Waterfowl hunters called on to stop spread of invasives
During the 2020 migratory bird season, the Wisconsin DNR would like to remind waterfowl hunters to help prevent the spread of aquatic invasive species (AIS) in hunting areas and adjacent waters.
For example, mud can hide seeds, the bulbils of starry stonewort, and the eggs or larvae of tiny invaders like spiny water fleas. The faucet snail, which carries intestinal flukes that can kill ducks if they consume them, is also of particular concern to hunters.
Luckily, just a few minutes of preventative action can protect the hunting tradition for generations to come. Before launching into and leaving a water body, hunters should practice the following:
• Inspect waders, boats, trailers, motors and hunting equipment, including boots, blinds and dogs.
• Remove all plants, animals and mud to the best of their ability.
• Drain all water from decoys, boats, motors, livewells and other hunting equipment.
•Never move plants or live fish away from a water body.

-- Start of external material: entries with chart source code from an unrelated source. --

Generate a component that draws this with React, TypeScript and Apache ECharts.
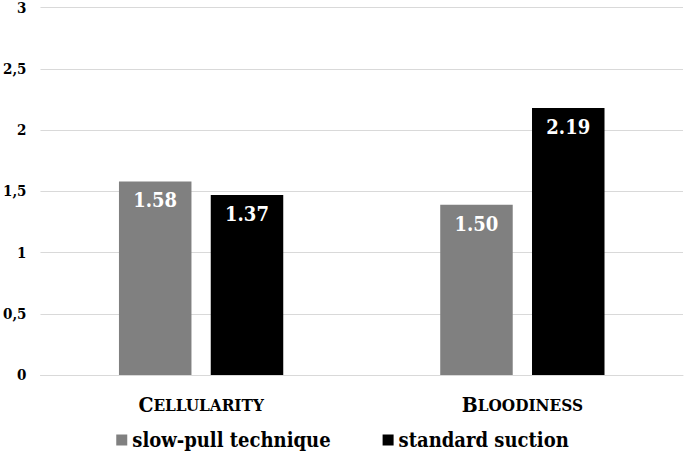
import React, { useEffect, useRef } from "react";
import * as echarts from "echarts";

const categories = ["Cellularity", "Bloodiness"];
const seriesNames = ["slow-pull technique", "standard suction"];
// bar heights as drawn
const slowPullValues = [1.58, 1.39];
const standardValues = [1.47, 2.18];
// printed value labels
const slowPullLabels = ["1.58", "1.50"];
const standardLabels = ["1.37", "2.19"];
const yTicks = [0, 0.5, 1, 1.5, 2, 2.5, 3];

const FONT = "DejaVu Serif Condensed";

export default function App() {
  const ref = useRef<HTMLDivElement>(null);
  useEffect(() => {
    if (!ref.current) return;
    const chart = echarts.init(ref.current, null, { renderer: "svg" });
    const mkLabel = (labels: string[]) => ({
      show: true,
      position: "insideTop",
      distance: 9,
      color: "#ffffff",
      fontFamily: FONT,
      fontWeight: "bold",
      fontSize: 20,
      formatter: (p: any) => labels[p.dataIndex],
    });
    chart.setOption({
      animation: false,
      backgroundColor: "#ffffff",
      grid: { left: 38, right: 2, top: 7, height: 368, containLabel: false },
      legend: {
        left: "center",
        top: 425,
        icon: "rect",
        itemWidth: 11,
        itemHeight: 11,
        itemGap: 52,
        textStyle: { fontFamily: FONT, fontWeight: "bold", fontSize: 20, color: "#000" },
        data: seriesNames,
      },
      xAxis: {
        type: "category",
        data: categories,
        axisLine: { show: true, lineStyle: { color: "#d9d9d9" } },
        axisTick: { show: false },
        axisLabel: {
          margin: 19,
          formatter: (v: string) => `{a|${v.charAt(0).toUpperCase()}}{b|${v.slice(1).toUpperCase()}}`,
          rich: {
            a: { fontFamily: FONT, fontWeight: "bold", fontSize: 21, color: "#000" },
            b: { fontFamily: FONT, fontWeight: "bold", fontSize: 17, color: "#000" },
          },
        },
      },
      yAxis: {
        type: "value",
        min: yTicks[0],
        max: yTicks[yTicks.length - 1],
        interval: 0.5,
        axisLine: { show: false },
        axisTick: { show: false },
        splitLine: { lineStyle: { color: "#d9d9d9", width: 1 } },
        axisLabel: {
          margin: 14,
          fontFamily: FONT,
          fontWeight: "bold",
          fontSize: 15,
          color: "#000",
          formatter: (v: number) => String(v).replace(".", ","),
        },
      },
      series: [
        {
          name: seriesNames[0],
          type: "bar",
          data: slowPullValues,
          barWidth: 72.5,
          barGap: "26.6%",
          itemStyle: { color: "#808080" },
          label: mkLabel(slowPullLabels),
        },
        {
          name: seriesNames[1],
          type: "bar",
          data: standardValues,
          barWidth: 72.5,
          barGap: "26.6%",
          itemStyle: { color: "#000000" },
          label: mkLabel(standardLabels),
        },
      ],
    });
    return () => chart.dispose();
  }, []);
  return (
    <div
      ref={ref}
      style={{ position: "fixed", left: 0, top: 0, width: 685, height: 453 }}
    />
  );
}
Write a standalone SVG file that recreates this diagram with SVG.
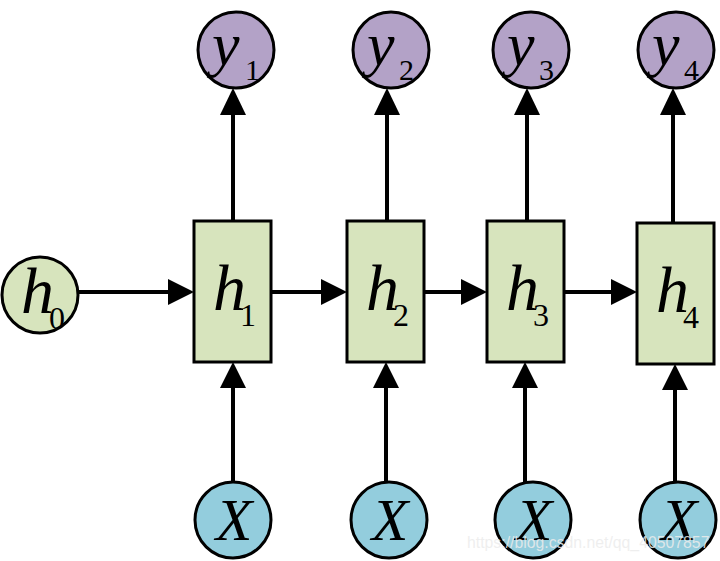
<svg xmlns="http://www.w3.org/2000/svg" width="720" height="561" viewBox="0 0 720 561">
<defs>
<style>
.g{fill:#d7e4bd;stroke:#000;stroke-width:3}
.p{fill:#b3a2c7;stroke:#000;stroke-width:3}
.b{fill:#93cddd;stroke:#000;stroke-width:3}
.c line{stroke:#000;stroke-width:4}
.c polygon{fill:#000}
.m{font-family:"Liberation Serif","Times New Roman",serif;font-style:italic;fill:#000}
.s{font-family:"Liberation Serif","Times New Roman",serif;font-style:normal;fill:#000}
.w{font-family:"Liberation Sans",Arial,sans-serif;font-size:15.8px;fill:#ececec;fill-opacity:0.85}
</style>
</defs>
<rect width="720" height="561" fill="#fff"/>
<g id="connectors" class="c">
<line x1="78" y1="292" x2="170" y2="292"/><polygon points="194,292 168,279 168,305"/>
<line x1="271" y1="292" x2="323" y2="292"/><polygon points="347,292 321,279 321,305"/>
<line x1="424" y1="292" x2="463" y2="292"/><polygon points="487,292 461,279 461,305"/>
<line x1="564" y1="292" x2="613" y2="292"/><polygon points="637,292 611,279 611,305"/>
<line x1="233" y1="221" x2="233" y2="112"/><polygon points="233,88 220,115 246,115"/>
<line x1="387" y1="221" x2="387" y2="112"/><polygon points="387,88 374,115 400,115"/>
<line x1="527" y1="221" x2="527" y2="112"/><polygon points="527,88 514,115 540,115"/>
<line x1="673" y1="223" x2="673" y2="112"/><polygon points="673,88 660,115 686,115"/>
<line x1="233" y1="482" x2="233" y2="386"/><polygon points="233,362 220,388 246,388"/>
<line x1="386" y1="482" x2="386" y2="386"/><polygon points="386,362 373,388 399,388"/>
<line x1="525" y1="482" x2="525" y2="386"/><polygon points="525,362 512,388 538,388"/>
<line x1="675" y1="482" x2="675" y2="388"/><polygon points="675,364 662,390 688,390"/>
</g>
<g id="h0"><circle class="g" cx="40" cy="295" r="38"/><text class="m" x="21" y="313" font-size="66">h</text><text class="s" x="49" y="329" font-size="32">0</text></g>
<g id="h1"><rect class="g" x="194" y="221" width="77" height="141"/><text class="m" x="213" y="310" font-size="66">h</text><text class="s" x="240" y="326" font-size="32">1</text></g>
<g id="h2"><rect class="g" x="347" y="221" width="77" height="141"/><text class="m" x="366" y="310" font-size="66">h</text><text class="s" x="393" y="326" font-size="32">2</text></g>
<g id="h3"><rect class="g" x="487" y="221" width="77" height="141"/><text class="m" x="506" y="310" font-size="66">h</text><text class="s" x="533" y="326" font-size="32">3</text></g>
<g id="h4"><rect class="g" x="637" y="223" width="77" height="141"/><text class="m" x="656" y="312" font-size="66">h</text><text class="s" x="683" y="328" font-size="32">4</text></g>
<g id="y1"><circle class="p" cx="236" cy="50" r="38"/><text class="m" x="212" y="65" font-size="62">y</text><text class="s" x="245" y="80" font-size="30">1</text></g>
<g id="y2"><circle class="p" cx="391" cy="50" r="38"/><text class="m" x="367" y="65" font-size="62">y</text><text class="s" x="399" y="80" font-size="30">2</text></g>
<g id="y3"><circle class="p" cx="531" cy="50" r="38"/><text class="m" x="507" y="65" font-size="62">y</text><text class="s" x="539" y="80" font-size="30">3</text></g>
<g id="y4"><circle class="p" cx="676" cy="50" r="38"/><text class="m" x="652" y="65" font-size="62">y</text><text class="s" x="684" y="80" font-size="30">4</text></g>
<g id="x1"><circle class="b" cx="233" cy="520" r="38"/><text class="m" x="234" y="540" font-size="60" text-anchor="middle">X</text></g>
<g id="x2"><circle class="b" cx="389" cy="520" r="38"/><text class="m" x="390" y="540" font-size="60" text-anchor="middle">X</text></g>
<g id="x3"><circle class="b" cx="533" cy="520" r="38"/><text class="m" x="534" y="540" font-size="60" text-anchor="middle">X</text></g>
<g id="x4"><circle class="b" cx="678" cy="520" r="38"/><text class="m" x="679" y="540" font-size="60" text-anchor="middle">X</text></g>
<text class="w" x="467" y="548">https://blog.csdn.net/qq_40507857</text>
</svg>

Additionally, waterfowl hunters should remove all seed heads and roots when using vegetation for duck blinds. It is important to note that it is illegal to use phragmites in counties where the plant is listed as prohibited by NR40. In general, these counties include the western half of Wisconsin.
To aid in AIS education, outreach modeled after the successful Clean Boats, Clean Waters (CBCW) program, is targeting lake, river and wetland hunting access points for the fifth consecutive year. Although more limited this year, boat inspectors and educators are conducting a hunting version of the CBCW survey, and talking to hunters about specific aspects of duck hunting that risk moving aquatic invasive species.
Members of Wisconsin’s AIS Partnership, including DNR staff, may also be available to provide presentations and other outreach for hunt clubs, and other organizations, virtually. They can also answer specific questions about AIS in the preferred hunting region.